“The goal of my blog is to, first, have fun myself and then to encourage other people to have fun, while taking care of themselves. Explore various beauty products, play around with them, read on the benefits that they can offer, start a club or sorts with your friends. And for those, who would say that I’m pushing the agenda of living an expensive lifestyle, let me say this; beauty shouldn’t break your bank.”
Award-winning Actress, Lydia Forson has been acting on screen for nearly ten (10)years, dating back to cameo roles in Hotel St.James, Different Shades of Blue, a stint in a reality show (The Next Movie Star) , extending to her highly popular role as Dea Thompson in Shirley Frimpong-Manso’s Scorned. But Lydia is also known for her strong and controversial opinions and, recently, I have come to love Lydia for a third reason; her blogging website, lydiaforson.com , which explores the Ghanaian lifestyle landscape, from a very interesting perspective.
This is the particular quote from lydiaforson.com that got me excited:
“I’ve heard of the Bentonite Clay mask for a while now, but for years I thought it was one of those hard to get products.
Who knew that bentonite clay is our very own ayilo or shile as some would call it here in Ghana?
Once I found out I’ve been hooked and it’s become a ritual for me and my skin feels amazing.”
As a natural hair girl, a feminist and an advocate of natural beauty products and as a black woman who struggles with acne and hyper-pigmentation issues on a daily basis, I had been doing some research on the benefits of Bentonite Clay, which led me to an article on Lydia’s website and got me to call her up.
I asked her what she thought about Ghanaian women and our apparent obsession with beauty and expensive beauty products and this is what she had to say.
“I wouldn’t say that I’m as obsessed with beautiful skin, as I am obsessed with living a healthy lifestyle.
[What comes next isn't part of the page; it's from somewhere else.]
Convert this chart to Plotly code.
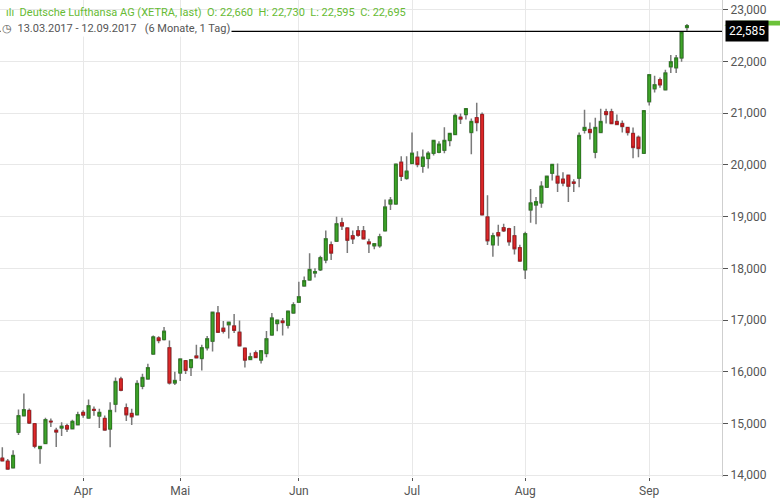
import pandas as pd
import plotly.graph_objects as go

holidays = ["2017-04-14", "2017-04-17", "2017-05-01", "2017-06-05"]
dates = [d.strftime("%Y-%m-%d") for d in pd.bdate_range("2017-03-13", "2017-09-12") if d.strftime("%Y-%m-%d") not in holidays]

opens = [14327,14269,14140,14827,15148,15250,14994,14513,14610,15040,14865,14910,14955,14898,14975,15212,15102,15270,15140,15096,
 14890,15371,15860,15302,15192,15167,15717,15860,16340,16654,16621,16462,15782,15974,16212,16083,16302,16256,16462,16590,
 17135,16840,16910,16885,16763,16455,16237,16365,16224,16352,16710,16930,16980,16900,17135,17345,17660,17775,17910,17970,
 18160,18455,18525,18880,18780,18630,18725,18725,18510,18435,18435,18725,19245,19245,20053,19740,20030,20150,19975,20125,
 20225,20245,20285,20475,20590,20925,20975,20630,20915,20975,18995,18455,18690,18785,18765,18630,18400,17970,19130,19225,
 19265,19570,19840,19780,19725,19800,19668,19745,20670,20685,20245,20630,21030,21030,20840,20800,20725,20610,20535,20225,
 21225,21475,21650,21455,21900,21880,22070,22660]
highs = [14538,14308,14481,15269,15577,15288,15000,14558,15110,15096,14917,15019,14994,15071,15225,15256,15461,15327,15283,15154,
 15410,15885,15900,15385,15283,15833,15962,16154,16698,16686,16865,16602,16000,16262,16224,16240,16520,16520,16692,17160,
 17270,16980,16960,17115,16990,16460,16365,16410,16420,16788,17135,17000,17040,17170,17345,17740,17840,18290,18000,18245,
 18730,18520,19000,18980,18790,18730,18820,18820,18570,18480,18670,19330,19380,20030,20170,20170,20630,20265,20300,20265,
 20480,20460,20730,20615,20995,20995,21095,20900,21205,21015,19415,18690,18845,18860,18785,18820,18455,18710,19535,19380,
 19685,19785,20015,20030,19860,19810,19725,20630,21070,20820,20915,21090,21090,21090,20975,20860,20725,20725,20570,21055,
 21750,21725,21690,21840,22130,22130,22575,22730]
lows = [14270,14102,14140,14775,15140,14987,14519,14217,14610,14929,14544,14756,14833,14898,14975,15110,15102,15148,14910,14860,
 14538,15217,15620,15045,14968,15167,15660,15860,16340,16550,16602,15750,15744,15821,15955,15917,16260,16025,16410,16390,
 16763,16737,16640,16750,16490,16083,16220,16260,16160,16280,16710,16780,16700,16835,17120,17345,17660,17775,17820,17950,
 18100,18160,18515,18740,18295,18470,18610,18560,18295,18370,18400,18725,19130,19245,19690,19715,20030,19955,19850,19930,
 20185,20225,20225,20360,20590,20795,20880,20205,20650,19030,18450,18225,18435,18705,18435,18265,18140,17795,18880,18855,
 19170,19565,19700,19475,19590,19285,19475,19570,20610,20495,20130,20630,20800,20800,20780,20630,20570,20130,20150,20220,
 21150,21400,21495,21450,21780,21780,21995,22595]
closes = [14275,14115,14379,15148,15263,15006,14558,14552,15071,15030,14833,14942,14890,15038,15167,15160,15340,15255,15212,14871,
 15250,15808,15641,15167,15129,15770,15885,16077,16673,16602,16782,15782,15827,16243,16026,16231,16269,16462,16635,17148,
 16763,16782,16955,16800,16500,16224,16288,16275,16404,16635,17038,16996,16950,17170,17295,17448,17760,17975,17935,18205,
 18570,18295,18860,18820,18545,18570,18640,18570,18475,18475,18610,19185,19320,20015,19780,19880,20225,20010,20150,20225,
 20475,20400,20475,20610,20955,20890,21090,20840,20820,19035,18535,18630,18630,18725,18515,18380,18140,18670,19265,19290,
 19590,19780,20010,19650,19650,19590,19648,20570,20725,20630,20725,20840,20975,20800,20785,20745,20630,20340,20320,21050,
 21745,21550,21550,21780,21995,22070,22570,22695]

ytick_vals = [14000,15000,16000,17000,18000,19000,20000,21000,22000,23000]
ytick_text = ["14,000","15,000","16,000","17,000","18,000","19,000","20,000","21,000","22,000","23,000"]
month_ticks = ["2017-04-03","2017-05-02","2017-06-01","2017-07-03","2017-08-01","2017-09-01"]
month_labels = ["Apr","Mai","Jun","Jul","Aug","Sep"]
last_price = 22585
last_label = "22,585"

body_hi = [max(o, c) for o, c in zip(opens, closes)]
body_lo = [min(o, c) for o, c in zip(opens, closes)]

fig = go.Figure()
fig.add_trace(go.Candlestick(x=dates, open=opens, high=highs, low=lows, close=closes,
    increasing=dict(line=dict(color="#7a7a7a", width=1.5), fillcolor="rgba(0,0,0,0)"),
    decreasing=dict(line=dict(color="#7a7a7a", width=1.5), fillcolor="rgba(0,0,0,0)"),
    whiskerwidth=0, hoverinfo="skip", showlegend=False))
fig.add_trace(go.Candlestick(x=dates, open=opens, high=body_hi, low=body_lo, close=closes,
    increasing=dict(line=dict(color="#2a7d1c", width=1), fillcolor="#3fa52a"),
    decreasing=dict(line=dict(color="#a8171b", width=1), fillcolor="#e02a2a"),
    whiskerwidth=0, showlegend=False))

fig.add_hline(y=last_price, line=dict(color="black", width=1.2))

fig.update_layout(
    width=780, height=498, margin=dict(l=0, r=58, t=0, b=18),
    paper_bgcolor="white", plot_bgcolor="white",
    font=dict(family="Roboto, Arial, sans-serif", size=12, color="#555"),
    xaxis=dict(type="category", rangeslider=dict(visible=False), range=[-0.43, 133.5],
               tickvals=month_ticks, ticktext=month_labels,
               showgrid=True, gridcolor="#e8e8e8", ticks="outside", ticklen=3, tickcolor="#555",
               tickfont=dict(size=12, color="#555"), showline=False, zeroline=False),
    yaxis=dict(side="right", range=[13962, 23192], tickvals=ytick_vals, ticktext=ytick_text,
               showgrid=True, gridcolor="#e8e8e8", ticks="outside", ticklen=5, tickcolor="#555",
               tickfont=dict(size=12, color="#555"), showline=True, linecolor="#cfcfcf", zeroline=False),
    shapes=[dict(type="rect", xref="paper", yref="paper", x0=1, x1=1.09, y0=-0.05, y1=1,
                 fillcolor="#f2f2f2", line=dict(width=0), layer="below"),
            dict(type="path", xref="paper", yref="y", layer="above",
                 path="M 1.003 22700 L 1.015 22790 L 1.09 22790 L 1.09 22700 Z",
                 fillcolor="#6cc23a", line=dict(width=0))],
    annotations=[
        dict(xref="paper", yref="y", x=1.004, y=last_price, xanchor="left", yanchor="middle",
             text=last_label, showarrow=False, bgcolor="black", font=dict(color="white", size=12),
             borderpad=3),
        dict(xref="paper", yref="paper", x=0.005, y=0.991, xanchor="left", yanchor="top", showarrow=False,
             text="ılı  Deutsche Lufthansa AG (XETRA, last)  O: 22,660  H: 22,730  L: 22,595  C: 22,695",
             font=dict(color="#66bb33", size=11)),
        dict(xref="paper", yref="paper", x=0.0, y=0.958, xanchor="left", yanchor="top", showarrow=False,
             text="◷  13.03.2017 - 12.09.2017   (6 Monate, 1 Tag)", bgcolor="white",
             font=dict(color="#555", size=11)),
    ],
)
fig.write_html("out.html", config={"displayModeBar": False},
               post_script="document.body.style.margin='0';document.body.style.overflow='hidden';")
I believe that true beauty is about feeling better about yourself, so that you can live a fuller life, so that you can live longer and the people around you can enjoy your presence and your society can benefit from all of the wonderful things that you, as an individual, has to offer. That’s the most important thing for me. Yes, there are several products for skin conditions such as acne, and so on and sometimes you might be required to see a dermatologist and to buy expensive products. But for many Ghanaian women, they spend so much money on beauty products, because it’s a luxury that they can afford. And because other women see these trends, they assume that taking care of yourself and investing in beauty products is expensive.”
The stunning Lydia Forson also believes that Ghanaian women must take charge of their beauty and health needs and do the required research, in order to find out the truth about the products that they use, or that they have heard about. She also says that because women in Ghana don’t ask the right questions and because we accept anything that is foreign over our own, they often spend a lot of money on expensive beauty products, which are right here in Ghana. She cites the example of our local ayilo or shile, which is the same as the expensive Bentinite Clay that people are importing to Ghana.
She adds that the more privileged women of Ghana, although they can spend their money on what they want, have a responsibility to less-privileged women, letting them know that they can take good care of their beauty and health needs, without spending huge amounts of money that thy don’t have.
“Personally, I don’t like to spend tons of money, when there are far more affordable options. There are a lot of inexpensive natural beauty products and they are right here in Ghana! And these products are good for our skin, our hearts, for weight loss, for healthy hair and for our general health. But because we don’t ask questions and we don’t do research, someone will package “ayilo” also known as “shile” that is on our streets and send it to Ghana, under the name Bentonite Clay and we’ll buy it for the equivalent of GHc150. We’ll accept anything foreign over our own. It’s a choice, of course, but if those of us who are more privileged in society don’t tell other women that beauty shouldn’t break your bank and show them alternatives to expensive products, then most Ghanaian women will not be willing to take good care of themselves and cannot, ultimately, enjoy the healthy lifestyles that they’re entitled to.”
So I tried Bentonite Clay on my face, too; and I like what I see… Please ignore the dark circles, my face is tired.
So, do you agree with Lydia Forson, when she says that “Beauty shouldn’t break your bank”? I know that I do.